Jadi Pledoi Indonesia Menggugat yang berbeda dibagi dalam 19 bagian. Diawali dengan uraian tentang imperialisme, diakhiri dengan marhaenisme. Sangat sistematis

Jakarta (ANTARA) - Sejarawan sekaligus Dekan FIB Universitas Indonesia (UI) Bondan Kanumoyoso menilai bahwa pidato pembelaan atau pledoi 'Indonesia Menggugat' Soekarno atau Bung Karno atas pemerintahan kolonial Belanda menyajikan pemikiran perbaikan nasib rakyat menjadi tugas bersama.

Hal itu disampaikan Bondan dalam peringatan Hari Lahir Bung Karno di Sekolah Partai PDI Perjuangan, Lenteng Agung, Jakarta Selatan, Kamis.

Menurutnya, pledoi Indonesia Menggugat Bung Karno ini masih terngiang-ngiang di telinga setiap orang meski sudah hampir 100 tahun yang lalu.

Sebab, apa yang disampaikan oleh Bung Karno dalam pledoi untuk melawan imperialisme dan kolonialisme, justru menjadi relevan dengan situasi dan kondisi bangsa Indonesia saat ini.

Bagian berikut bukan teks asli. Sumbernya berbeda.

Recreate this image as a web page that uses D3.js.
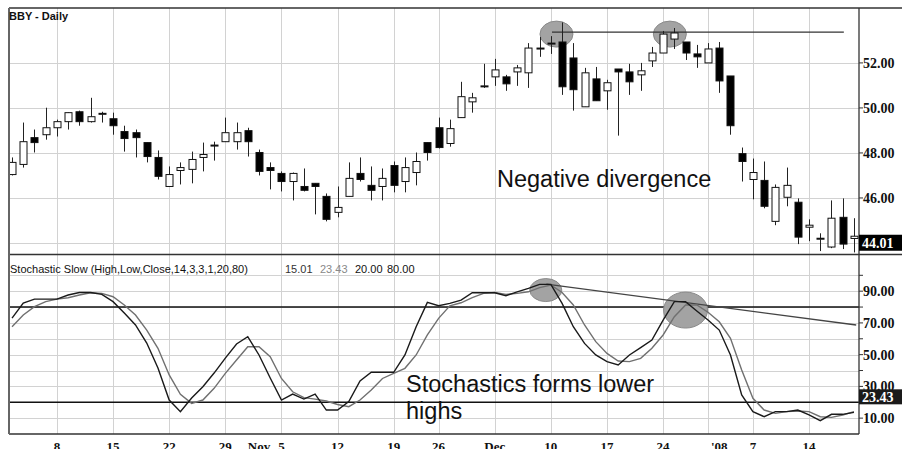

"Walaupun sudah berlalu hampir 100 tahun yang lalu, tapi rasanya Bung Karno seperti berbicara lagi di telinga kita dan menggedor hati kita semua dengan argumen-argumen yang masih relevan hingga saat ini. Jadi perbaikan nasib rakyat Indonesia itu menjadi tugas bersama," tutur Bondan.

Bondan pun memuji pemikiran Bung Karno lewat pidato pembelaan atau pledoi Indonesia Menggugat. Di mana, pledoi itu dibuat di bawah tekanan pemerintahan kolonial saat di dalam penjara Banceuy di Bandung pada 1930.

Dia juga menyebut belum ada yang bisa menandingi pemikiran Bung Karno dalam pledoi 'Indonesia Menggugat'.

"Saya kira menyamakan tidak bisa. Karena memang ditulis dengan kedalaman dan satu pemahaman yang luar biasa. Dengan runtut dan sistematis, dengan mengambil referensi 60 orang penulis, saya hitung, dan tokoh-tokoh dunia yang cukup itu paling kurang. Jadi luar biasa," ujarnya

"Jadi Pledoi Indonesia Menggugat yang berbeda dibagi dalam 19 bagian. Diawali dengan uraian tentang imperialisme, diakhiri dengan marhaenisme. Sangat sistematis," sambung dia.

Dia juga menyebut pemikiran Bung Karno sangat runut dan sistematis. Bahkan, sebagai dampak dari imperialisme selama berabad-abad yang tersisa sebagai kekuatan bangsa Indonesia itu adalah tinggal kaum Marhaen.

"Yang memang itu juga diformulasikan oleh Bung Karno siapa kaum marhaen. Dan ini luar biasa. Selalu kali disederhanakan orang seolah-olah itu adalah tiruan dari pemikiran-pemikiran besar yang lain. Tapi Bung Karno tertumpu pada realitas yang ada dalam masyarakat Indonesia untuk melahirkan konsep kaum Marhaen," jelas Bondan.

Bondan juga mengajak seluruh peserta dan masyarakat untuk mendalami kembali pidato pembelaan atau Pledoi Indonesia Menggugat Bung Karno. Pasalnya, di sana dijelaskan bahwa akar dari penderitaan dan kemiskinan rakyat itu adalah sistem ekonomi yang tidak adil.

"Kalau kita lihat Pancasila, yang paling bermasalah adalah sila kelima Pancasila, Keadilan sosial bagi seluruh rakyat Indonesia yang menyebabkan munculnya sistem politik yang kita rasakan di Indonesia itu menindas," ucapnya.

Dia menambahkan pemikiran Bung Karno ini juga mengajarkan bahwa bangsa Indonesia akan dapat secara efektif tercapai jika mau berjuang di tengah-tengah rakyat dan bukan menggunakan nama rakyat, tetapi berjuang di tengah-tengah rakyat.

"Bersama-sama rakyat seperti yang dilakukan oleh Bung Karno dengan memajukan kepentingan perjuangan untuk rakyat Indonesia," pungkas Bondan.